Il a dénoncé l'attitude de certains médias qui "appellent à la guerre et attisent les braises de la discorde" en accusant le chef de l'Etat Muhammadu Buhari, lui-même peul musulman, d'être directement responsable des tueries, après avoir mis des mois à condamner les violences.

"Guerre à la Nation"

Le Parlement examine par ailleurs la possibilité de criminaliser les "discours de haine".

Dans l'Etat de Benue par exemple, où les affrontements entre éleveurs nomades et agriculteurs sédentaires ont fait des centaines de morts depuis janvier, le gouverneur Samuel Ortom a interdit le pâturage libre et ne cesse de vilipender les "peuls", devenus l'ennemi numéro pour son "peuple", l'ethnie chrétienne Tiv.

L'Association nigériane des éleveurs de bétail, Miyetti Allah, dénonce de son côté la stigmatisation des éleveurs, qui a poussé des milliers d'entre eux à quitter Benue pour se réfugier dans l'Etat voisin de Nasarawa.

Même le prix Nobel de littérature Wole Soyinka, dont la propriété dans le sud-ouest du Nigeria a été saccagée par des troupeaux de bétail, s'est mêlé au débat, affirmant que les éleveurs avaient "déclaré la guerre à la nation".

"Pourquoi leur a-t-on permis de devenir une menace pour nous autres?", avait-t-il demandé en janvier, dans une critique voilée du gouvernement Buhari.

Les propos des uns et des autres sont abondamment relayés dans la presse, quitte parfois à omettre qu'il s'agit d'un conflit séculaire pour l'appropriation des terres, dans un contexte de sécheresse et de désertification au Sahel, qui voit les éleveurs migrer vers le Sud.

Une situation aggravée par la rapide croissance démographique du pays, qui compte déjà 180 millions d'habitants et devrait devenir le troisième pays le plus peuplé au monde d'ici à 2050.

Et dont le nord-est est en proie à l'insurrection sanglante du groupe jihadiste Boko Haram, qui a fait plus de 20.000 morts depuis 2009.

Pour le président du Syndicat nigérian des journalistes (NUJ), Waheed Odusile, qui reconnait certaines dérives, la couverture du conflit est globalement "équilibrée".

"Ce qui est troublant est la caractérisation ethnique du conflit.
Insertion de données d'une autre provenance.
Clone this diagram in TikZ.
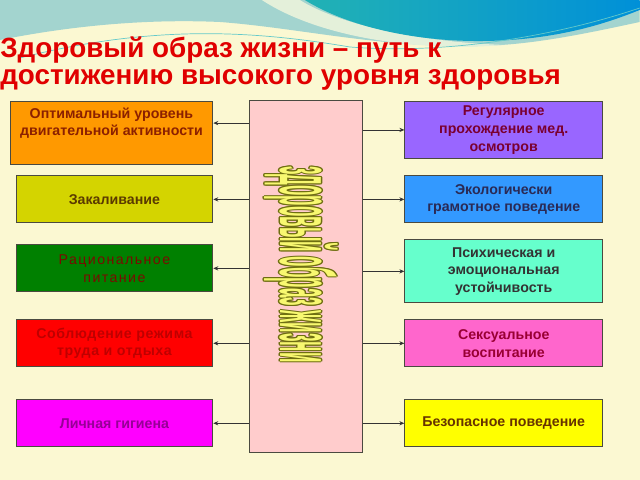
\documentclass[tikz,border=0pt]{standalone}
\usepackage{fontspec}
\setmainfont{Liberation Sans}
\usetikzlibrary{arrows.meta}

\definecolor{cream}{HTML}{FBF8D2}
\definecolor{paleteal}{HTML}{A3D4CF}
\definecolor{paleband}{HTML}{E4F0DA}
\definecolor{waveteal}{HTML}{22B2B4}
\definecolor{waveblue}{HTML}{0090D8}
\definecolor{titlered}{HTML}{E00000}
\definecolor{boxline}{HTML}{4A4A40}
\definecolor{linkgray}{HTML}{333333}
\definecolor{hubpink}{HTML}{FFCCCC}
\definecolor{artfill}{HTML}{F8F870}
\definecolor{artline}{HTML}{6E6E10}

% yellow letters with an olive rim (copies shifted round the text)
\newcommand{\wordart}[1]{\leavevmode
  \rlap{\color{artline}\kern-3.2pt#1}\rlap{\color{artline}\kern3.2pt#1}%
  \rlap{\color{artline}\raise1pt\hbox{#1}}\rlap{\color{artline}\lower1pt\hbox{#1}}%
  \rlap{\color{artline}\kern-2.3pt\raise0.7pt\hbox{#1}}\rlap{\color{artline}\kern2.3pt\raise0.7pt\hbox{#1}}%
  \rlap{\color{artline}\kern-2.3pt\lower0.7pt\hbox{#1}}\rlap{\color{artline}\kern2.3pt\lower0.7pt\hbox{#1}}%
  {\color{artfill}#1}}

\begin{document}
\begin{tikzpicture}[x=0.025cm, y=-0.025cm,
    >={Stealth[length=3.5pt,width=3pt]},
    box/.style={draw=boxline, line width=0.6pt, inner sep=0pt, align=center,
      font=\bfseries\fontsize{10.1}{12.6}\selectfont},
    lbox/.style={box, minimum width=4.925cm, minimum height=1.175cm},
    rbox/.style={box, minimum width=4.95cm, minimum height=1.175cm},
    link/.style={draw=linkgray, line width=0.5pt}]
    % background and the wave at the top
    \fill[cream] (0,0) rectangle (640,480);
    \fill[paleteal] (0,0) -- (640,0) -- (640,22) .. controls (580,35) and (530,45) .. (480,46)
      .. controls (380,48) and (300,28) .. (220,22) .. controls (130,18) and (50,30) .. (0,40) -- cycle;
    \fill[paleband] (262,0) .. controls (320,38) and (420,52) .. (505,45)
      .. controls (420,42) and (340,25) .. (300,0) -- cycle;
    \shade[left color=waveteal, right color=waveblue] (305,0) .. controls (350,28) and (420,42) .. (485,41)
      .. controls (560,40) and (610,22) .. (640,10) -- (640,0) -- cycle;
    \draw[waveteal!70, line width=0.5pt] (20,58) .. controls (150,25) and (250,30) .. (350,47)
      .. controls (450,55) and (560,35) .. (640,8);

    \node[anchor=north west, inner sep=0pt, align=left, text=titlered,
      font=\bfseries\fontsize{19.8}{19.2}\selectfont] (title) at (0,37)
      {Здоровый образ жизни – путь к\\достижению высокого уровня здоровья};

    % left column
    \node[box, fill={rgb,255:red,255;green,153;blue,0}, text={rgb,255:red,139;green,32;blue,0},
      minimum width=5.075cm, minimum height=1.6cm, text depth=16pt] (opt) at (111.5,133)
      {Оптимальный уровень\\двигательной активности};
    \node[lbox, fill={rgb,255:red,212;green,212;blue,0}, text={rgb,255:red,90;green,58;blue,0}] (zak) at (114.5,199.5) {Закаливание};
    \node[lbox, fill={rgb,255:red,0;green,128;blue,0}, text={rgb,255:red,122;green,10;blue,0},
      font=\fontsize{10.1}{12.6}\selectfont\addfontfeature{LetterSpace=10}] (rac) at (114.5,268.5) {Рациональное\\питание};
    \node[lbox, fill={rgb,255:red,255;green,0;blue,0}, text={rgb,255:red,190;green,0;blue,0},
      font=\bfseries\fontsize{10.1}{12.6}\selectfont\addfontfeature{LetterSpace=4}] (rezh) at (114.5,343.5) {Соблюдение режима\\труда и отдыха};
    \node[lbox, fill={rgb,255:red,255;green,0;blue,255}, text={rgb,255:red,150;green,0;blue,150}] (lich) at (114.5,423.5) {Личная гигиена};

    % the middle box
    \node[draw=boxline, line width=0.6pt, fill=hubpink, minimum width=2.825cm, minimum height=8.8cm] (hub) at (306.5,277) {};
    \node[rotate=-90, inner sep=0pt] (motto) at (301,264.5)
      {\scalebox{0.22}[1]{\fontsize{55}{55}\selectfont\bfseries\wordart{здоровый образ жизни}}};

    % right column
    \node[rbox, fill={rgb,255:red,153;green,102;blue,255}, text={rgb,255:red,122;green,0;blue,48},
      minimum height=1.45cm] (med) at (504,130) {Регулярное\\прохождение мед.\\осмотров};
    \node[rbox, fill={rgb,255:red,51;green,153;blue,255}, text={rgb,255:red,42;green,42;blue,85}] (eco) at (504,199.5) {Экологически\\грамотное поведение};
    \node[rbox, fill={rgb,255:red,102;green,255;blue,204}, text={rgb,255:red,51;green,51;blue,51},
      minimum height=1.575cm] (psy) at (504,271.5) {Психическая и\\эмоциональная\\устойчивость};
    \node[rbox, fill={rgb,255:red,255;green,102;blue,204}, text={rgb,255:red,153;green,0;blue,51}] (sex) at (504,343.5) {Сексуальное\\воспитание};
    \node[rbox, fill={rgb,255:red,255;green,255;blue,0}, text={rgb,255:red,102;green,51;blue,0}] (safe) at (504,423.5) {Безопасное поведение};

    % links
    \draw[link,<-] ([yshift=7pt]opt.east) -- ([yshift=7pt]opt.east -| hub.west);
    \foreach \n in {zak,rac,rezh,lich}
      \draw[link,<-] (\n.east) -- (\n.east -| hub.west);
    \foreach \n in {med,eco,psy,sex,safe}
      \draw[link,->] (hub.east |- \n.west) -- (\n.west);
\end{tikzpicture}
\end{document}
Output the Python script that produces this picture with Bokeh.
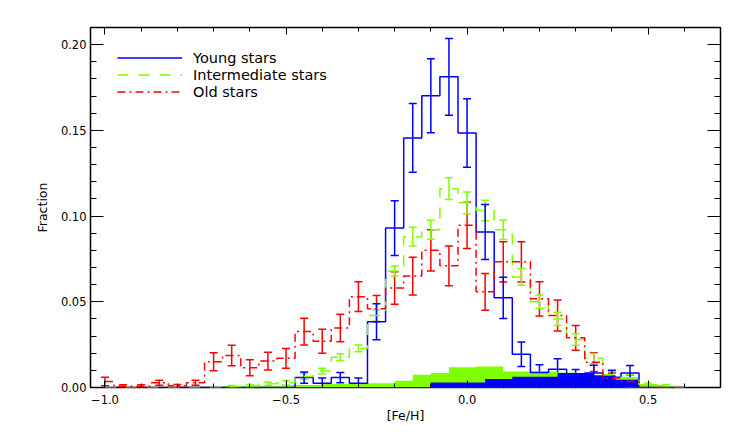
from bokeh.plotting import figure
from bokeh.models import (ColumnDataSource, Whisker, TeeHead, Range1d, FixedTicker,
                          LinearAxis, CustomJSTickFormatter, Legend, LegendItem)
from bokeh.embed import file_html
from bokeh.resources import INLINE

# ---------------- data ----------------
centers = [-1.0, -0.95, -0.9, -0.85, -0.8, -0.75, -0.7, -0.65, -0.6, -0.55, -0.5,
           -0.45, -0.4, -0.35, -0.3, -0.25, -0.2, -0.15, -0.1, -0.05, 0.0,
           0.05, 0.1, 0.15, 0.2, 0.25, 0.3, 0.35, 0.4, 0.45, 0.5, 0.55, 0.6]

young = [0, 0, 0, 0, 0, 0, 0, 0, 0, 0, 0,
         0.0058, 0.0025, 0.0058, 0.0025, 0.0384, 0.093, 0.1456, 0.1702, 0.1812, 0.1485,
         0.0907, 0.0523, 0.0194, 0.0087, 0.0107, 0.0065, 0.0085, 0.006, 0.0084, 0, 0, 0]
young_err = [0, 0, 0, 0, 0, 0, 0, 0, 0, 0, 0,
             0.0033, 0.003, 0.003, 0.003, 0.0105, 0.016, 0.020, 0.0216, 0.0224, 0.020,
             0.016, 0.012, 0.0072, 0.0045, 0.006, 0.004, 0.0045, 0.004, 0.0045, 0, 0, 0]

inter = [0, 0, 0, 0, 0, 0, 0, 0.0006, 0.001, 0.0022, 0.0027,
         0.0064, 0.0096, 0.0177, 0.0228, 0.042, 0.068, 0.088, 0.092, 0.116, 0.1077,
         0.1033, 0.092, 0.0645, 0.050, 0.040, 0.028, 0.017, 0.0074, 0.0055, 0.0016, 0.001, 0]
inter_err = [0, 0, 0, 0, 0, 0, 0, 0.0005, 0.0007, 0.001, 0.0012,
             0.0018, 0.0017, 0.002, 0.002, 0.0034, 0.0029, 0.0055, 0.0055, 0.0063, 0.0063,
             0.006, 0.0057, 0.0049, 0.0039, 0.0039, 0.0034, 0.0029, 0.0019, 0.002, 0.001, 0.0007, 0]

old = [0.0035, 0.0008, 0.0008, 0.0028, 0.001, 0.0028, 0.015, 0.0187, 0.0115, 0.0154, 0.017,
       0.0326, 0.027, 0.0347, 0.053, 0.046, 0.058, 0.065, 0.080, 0.071, 0.0946,
       0.0558, 0.0733, 0.0733, 0.0517, 0.042, 0.029, 0.0148, 0.0055, 0.0035, 0, 0, 0]
old_err = [0.0025, 0.0008, 0.0008, 0.0015, 0.0008, 0.0015, 0.0052, 0.006, 0.0047, 0.0052, 0.0058,
           0.0078, 0.007, 0.008, 0.0087, 0.0076, 0.0095, 0.011, 0.012, 0.0116, 0.0135,
           0.0107, 0.0117, 0.0117, 0.01, 0.009, 0.0072, 0.0055, 0.003, 0.0038, 0, 0, 0]

# filled histograms near the bottom
green_fill_edges = [-0.675, -0.5, -0.4, -0.3, -0.2, -0.15, -0.1, -0.05, 0.025, 0.1,
                    0.25, 0.3, 0.475, 0.525, 0.575]
green_fill = [0.0008, 0.0015, 0.002, 0.0025, 0.0039, 0.0074, 0.0084, 0.0118, 0.0122,
              0.0093, 0.0087, 0.006, 0.002, 0.001]
blue_fill_edges = [-0.1, 0.05, 0.125, 0.25, 0.35, 0.41, 0.475]
blue_fill = [0.0029, 0.005, 0.0062, 0.0084, 0.0072, 0.0045]

x_major = [-1.0, -0.5, 0.0, 0.5]
x_tick_labels = ["\u22121.0", "\u22120.5", "0.0", "0.5"]
x_minor = [-0.9, -0.8, -0.7, -0.6, -0.4, -0.3, -0.2, -0.1, 0.1, 0.2, 0.3, 0.4, 0.6, 0.7]
y_major = [0.0, 0.05, 0.10, 0.15, 0.20]
y_tick_labels = ["0.00", "0.05", "0.10", "0.15", "0.20"]
y_minor = [0.01, 0.02, 0.03, 0.04, 0.06, 0.07, 0.08, 0.09, 0.11, 0.12, 0.13, 0.14,
           0.16, 0.17, 0.18, 0.19, 0.21]

BLUE = "#0000ff"
GREEN = "#7fff00"
RED = "#ff0000"
FONT = "DejaVu Sans"

# ---------------- figure ----------------
p = figure(frame_width=630, frame_height=360,
           min_border_left=90, min_border_right=26, min_border_top=27, min_border_bottom=58,
           x_range=Range1d(-1.04, 0.7), y_range=Range1d(0.0, 0.21),
           output_backend="svg", toolbar_location=None)
p.xgrid.visible = False
p.ygrid.visible = False
p.outline_line_color = "black"
p.outline_line_width = 1.5
p.background_fill_color = "white"
p.border_fill_color = "white"

xt = FixedTicker(ticks=x_major, minor_ticks=x_minor)
yt = FixedTicker(ticks=y_major, minor_ticks=y_minor)

def style_axis(ax, horizontal):
    ax.axis_line_color = None
    ax.major_tick_out = 0
    ax.minor_tick_out = 0
    ax.major_tick_line_color = "black"
    ax.minor_tick_line_color = "black"
    ax.major_tick_line_width = 1
    ax.minor_tick_line_width = 1
    if horizontal:
        ax.major_tick_in = 7
        ax.minor_tick_in = 4
    else:
        ax.major_tick_in = 13
        ax.minor_tick_in = 6
    ax.major_label_text_font = FONT
    ax.major_label_text_font_size = "11.5px"
    ax.major_label_text_color = "black"
    ax.axis_label_text_font = FONT
    ax.axis_label_text_font_size = "12.5px"
    ax.axis_label_text_font_style = "normal"
    ax.axis_label_text_color = "black"

xa = p.xaxis[0]
xa.ticker = xt
xa.major_label_overrides = dict(zip(x_major, x_tick_labels))
xa.axis_label = "[Fe/H]"
style_axis(xa, True)
xa.major_label_standoff = 7
xa.axis_label_standoff = 1

ya = p.yaxis[0]
ya.ticker = yt
ya.major_label_overrides = dict(zip(y_major, y_tick_labels))
ya.axis_label = "Fraction"
style_axis(ya, False)
ya.major_label_standoff = 4
ya.axis_label_standoff = 8

blank = CustomJSTickFormatter(code="return ''")
top = LinearAxis(ticker=xt, formatter=blank)
style_axis(top, True)
top.major_label_text_font_size = "0px"
top.major_label_standoff = 0
p.add_layout(top, "above")
right = LinearAxis(ticker=yt, formatter=blank)
style_axis(right, False)
right.major_label_text_font_size = "0px"
right.major_label_standoff = 0
p.add_layout(right, "right")

# ---------------- filled histograms ----------------
p.varea_step(x=green_fill_edges, y1=[0] * len(green_fill_edges),
             y2=green_fill + [green_fill[-1]], step_mode="after",
             fill_color=GREEN, fill_alpha=1.0)
p.varea_step(x=blue_fill_edges, y1=[0] * len(blue_fill_edges),
             y2=blue_fill + [blue_fill[-1]], step_mode="after",
             fill_color=BLUE, fill_alpha=1.0)

# ---------------- step histograms ----------------
r_young = p.step(centers, young, mode="center", line_color=BLUE, line_width=1.5)
r_inter = p.step(centers, inter, mode="center", line_color=GREEN, line_width=1.5,
                 line_dash="11 10")
r_old = p.step(centers, old, mode="center", line_color=RED, line_width=1.5,
               line_dash="8 4 2 4")

def add_errs(vals, errs, color):
    xs, lo, hi = [], [], []
    for c, v, e in zip(centers, vals, errs):
        if v > 0 and e > 0:
            xs.append(c)
            lo.append(v - e)
            hi.append(v + e)
    src = ColumnDataSource(dict(x=xs, lower=lo, upper=hi))
    w = Whisker(source=src, base="x", lower="lower", upper="upper",
                line_color=color, line_width=1.5,
                upper_head=TeeHead(size=8, line_color=color, line_width=1.5),
                lower_head=TeeHead(size=8, line_color=color, line_width=1.5))
    p.add_layout(w)

add_errs(old, old_err, RED)
add_errs(inter, inter_err, GREEN)
add_errs(young, young_err, BLUE)

# ---------------- legend ----------------
legend = Legend(items=[LegendItem(label="Young stars", renderers=[r_young]),
                       LegendItem(label="Intermediate stars", renderers=[r_inter]),
                       LegendItem(label="Old stars", renderers=[r_old])],
                location=(27, 287), glyph_width=65, glyph_height=17, label_height=17,
                label_standoff=11, spacing=0, padding=0, margin=0,
                border_line_color=None, background_fill_alpha=0,
                label_text_font=FONT, label_text_font_size="14.5px",
                label_text_color="black")
p.add_layout(legend)

open("out.html", "w").write(file_html(p, INLINE))
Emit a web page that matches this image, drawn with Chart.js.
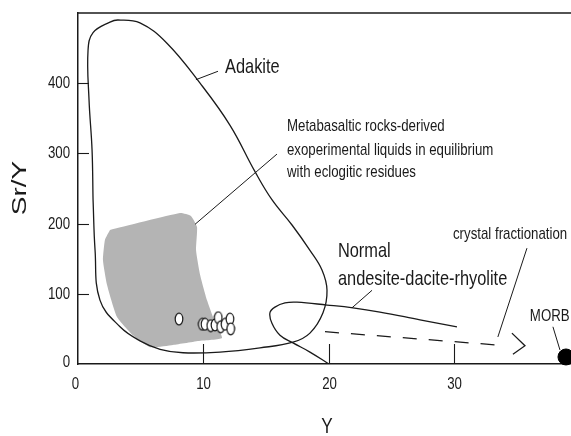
<!DOCTYPE html>
<html>
<head>
<meta charset="utf-8">
<title>Sr/Y vs Y</title>
<script src="https://cdn.jsdelivr.net/npm/chart.js@4.4.1/dist/chart.umd.min.js"></script>
<style>
  html, body { margin: 0; padding: 0; background: #fff; }
  canvas { display: block; }
</style>
</head>
<body>
<canvas id="chart" width="571" height="436"></canvas>
<script>
// axis ticks
const xTicks = [0, 10, 20, 30];
const yTicks = [0, 100, 200, 300, 400];

// field outlines, points are [Y, Sr/Y]
const adakiteField = [
  [1.20, 234], [1.12, 305], [0.88, 376], [0.80, 447], [1.20, 472], [2.55, 487],
  [3.19, 490], [4.94, 486], [7.09, 457], [9.73, 400], [12.12, 340], [14.11, 274],
  [15.46, 234], [17.06, 198], [18.49, 162], [19.45, 134], [19.85, 105], [19.53, 73],
  [18.49, 44], [17.14, 31], [14.51, 23], [11.32, 17], [8.37, 16], [6.54, 21],
  [4.94, 33], [3.35, 53], [1.75, 91], [1.36, 162], [1.20, 234]
];
const eclogiteMelts = [
  [2.55, 191], [8.13, 215], [9.0, 211], [9.49, 195], [9.41, 162], [9.73, 127],
  [10.28, 91], [10.84, 63], [11.48, 37], [9.73, 33], [7.57, 27], [5.74, 24],
  [4.38, 41], [3.11, 67], [2.31, 113], [1.99, 148], [2.15, 177], [2.55, 191]
];
const normalAdr = [
  [30.21, 53], [27.26, 63], [24.07, 74], [21.92, 80], [19.85, 84], [17.46, 88],
  [16.50, 87], [15.70, 81], [15.30, 73], [15.46, 58], [16.10, 41], [17.14, 30],
  [18.49, 17], [20.0, 0]
];

// samples
const sampleY   = [8.05, 9.91, 10.12, 10.58, 10.92, 11.18, 11.37, 11.72, 12.11, 12.17];
const sampleSrY = [64, 56.6, 56.6, 54.6, 55.6, 66, 53, 56.6, 64, 50];
const morb = [[38.9, 10]];

// crystal fractionation trend and its arrowhead
const fractionTrend = [[19.69, 46], [33.47, 27]];
const fractionHead = [[34.59, 44], [35.63, 26], [34.67, 14]];

// label leader lines
const leaders = [
  [[9.40, 405], [11.16, 417]],
  [[9.33, 199], [15.86, 299]],
  [[21.84, 80], [23.44, 105]],
  [[35.79, 165], [33.47, 38.5]],
  [[37.86, 53], [38.42, 20]]
];

const notes = [
  { text: 'Adakite', x: 11.72, y: 423, size: 21 },
  { text: 'Metabasaltic rocks-derived', x: 16.66, y: 338, size: 17 },
  { text: 'exoperimental liquids in equilibrium', x: 16.66, y: 305, size: 17 },
  { text: 'with eclogitic residues', x: 16.66, y: 273, size: 17 },
  { text: 'Normal', x: 20.72, y: 160, size: 21 },
  { text: 'andesite-dacite-rhyolite', x: 20.72, y: 121, size: 21 },
  { text: 'crystal fractionation', x: 29.89, y: 185, size: 17 },
  { text: 'MORB', x: 36.02, y: 68, size: 17 }
];

const ink = '#1a1a1a';
const sans = '"Liberation Sans", Arial, Helvetica, sans-serif';
const squeeze = 0.78;   // condensed lettering

const xy = pts => pts.map(([x, y]) => ({ x, y }));

// open circle, drawn a little taller than wide
const ring = document.createElement('canvas');
ring.width = 10;
ring.height = 14;
const rc = ring.getContext('2d');
rc.fillStyle = '#fff';
rc.strokeStyle = ink;
rc.lineWidth = 1.2;
rc.beginPath();
rc.ellipse(5, 7, 3.8, 5.8, 0, 0, Math.PI * 2);
rc.fill();
rc.stroke();

const outline = (data, extra) => Object.assign({
  data: xy(data),
  showLine: true,
  borderColor: ink,
  borderWidth: 1.3,
  pointRadius: 0,
  tension: 0.4,
  fill: false
}, extra);

const datasets = [
  {
    label: 'samples',
    data: sampleY.map((v, i) => ({ x: v, y: sampleSrY[i] })),
    pointStyle: ring,
    pointRadius: 6
  },
  {
    label: 'MORB',
    data: xy(morb),
    pointStyle: 'circle',
    pointRadius: 8,
    backgroundColor: '#000',
    borderColor: '#000',
    clip: false
  },
  outline(adakiteField, { label: 'Adakite' }),
  outline(normalAdr, { label: 'Normal ADR' }),
  outline(fractionTrend, { label: 'trend', tension: 0, borderDash: [14, 12] }),
  outline(fractionHead, { label: 'arrow', tension: 0 }),
  ...leaders.map((seg, i) => outline(seg, { label: 'leader ' + i, tension: 0, borderWidth: 1 })),
  outline(eclogiteMelts, {
    label: 'experimental melts',
    tension: 0.15,
    borderWidth: 0,
    borderColor: 'rgba(0,0,0,0)',
    backgroundColor: '#b4b4b4',
    fill: 'shape'
  })
];

function narrowText(ctx, text, px, py, size, align, baseline) {
  ctx.save();
  ctx.translate(px, py);
  ctx.scale(squeeze, 1);
  ctx.font = size + 'px ' + sans;
  ctx.textAlign = align;
  ctx.textBaseline = baseline;
  ctx.fillText(text, 0, 0);
  ctx.restore();
}

const overlay = {
  id: 'overlay',
  afterDraw(chart) {
    const { ctx, chartArea: a, scales: { x, y } } = chart;
    ctx.save();
    ctx.strokeStyle = ink;
    ctx.fillStyle = ink;

    // top frame line
    ctx.lineWidth = 1.5;
    ctx.beginPath();
    ctx.moveTo(a.left, a.top);
    ctx.lineTo(a.right, a.top);
    ctx.stroke();

    // tick marks point into the plot, labels sit outside
    ctx.lineWidth = 1.1;
    x.ticks.forEach(t => {
      const px = Math.round(x.getPixelForValue(t.value)) + 0.5;
      narrowText(ctx, String(t.value), px - (t.value === 0 ? 3 : 0), a.bottom + 25, 17, 'center', 'alphabetic');
      if (t.value === 0) return;
      ctx.beginPath();
      ctx.moveTo(px, a.bottom);
      ctx.lineTo(px, a.bottom - 20);
      ctx.stroke();
    });
    y.ticks.forEach(t => {
      const py = Math.round(y.getPixelForValue(t.value)) + 0.5;
      narrowText(ctx, String(t.value), a.left - 8, py - (t.value === 0 ? 2 : 0), 17, 'right', 'middle');
      if (t.value === 0) return;
      ctx.beginPath();
      ctx.moveTo(a.left, py);
      ctx.lineTo(a.left + 11, py);
      ctx.stroke();
    });

    // field labels
    notes.forEach(n => {
      narrowText(ctx, n.text, x.getPixelForValue(n.x), y.getPixelForValue(n.y), n.size, 'left', 'middle');
    });

    // axis titles
    narrowText(ctx, 'Y', 327, 427, 22, 'center', 'middle');
    ctx.translate(20, 188);
    ctx.rotate(-Math.PI / 2);
    ctx.scale(1.4, 1);
    ctx.font = '20px ' + sans;
    ctx.textAlign = 'center';
    ctx.textBaseline = 'middle';
    ctx.fillText('Sr/Y', 0, 0);
    ctx.restore();
  }
};

new Chart(document.getElementById('chart'), {
  type: 'scatter',
  data: { datasets },
  options: {
    responsive: false,
    animation: false,
    devicePixelRatio: 1,
    layout: { autoPadding: false, padding: { top: 13, right: 0, left: 0, bottom: 0 } },
    plugins: { legend: { display: false }, tooltip: { enabled: false } },
    scales: {
      x: {
        type: 'linear',
        position: 'bottom',
        min: 0,
        max: 39.3,
        afterBuildTicks: s => { s.ticks = xTicks.map(v => ({ value: v })); },
        afterFit: s => { s.height = 72; s.paddingLeft = 0; s.paddingRight = 0; },
        grid: { display: false, drawTicks: false },
        border: { display: true, color: ink, width: 1.5 },
        ticks: { display: false }
      },
      y: {
        type: 'linear',
        position: 'left',
        min: 0,
        max: 500,
        afterBuildTicks: s => { s.ticks = yTicks.map(v => ({ value: v })); },
        afterFit: s => { s.width = 78; s.paddingTop = 0; s.paddingBottom = 0; },
        grid: { display: false, drawTicks: false },
        border: { display: true, color: ink, width: 1.5 },
        ticks: { display: false }
      }
    }
  },
  plugins: [overlay]
});
</script>
</body>
</html>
Cela donne l'impression que les violences sont un problème nord-sud, entre chrétiens et musulmans", ajoute M. Odusile, mettant en garde ceux qui "jouent le jeu des politiciens sur les failles de la nation".

Selon le journaliste, le fait de décrire tous les éleveurs "comme des peuls musulmans est dangereux et peut mettre en péril la paix et l'unité du Nigeria".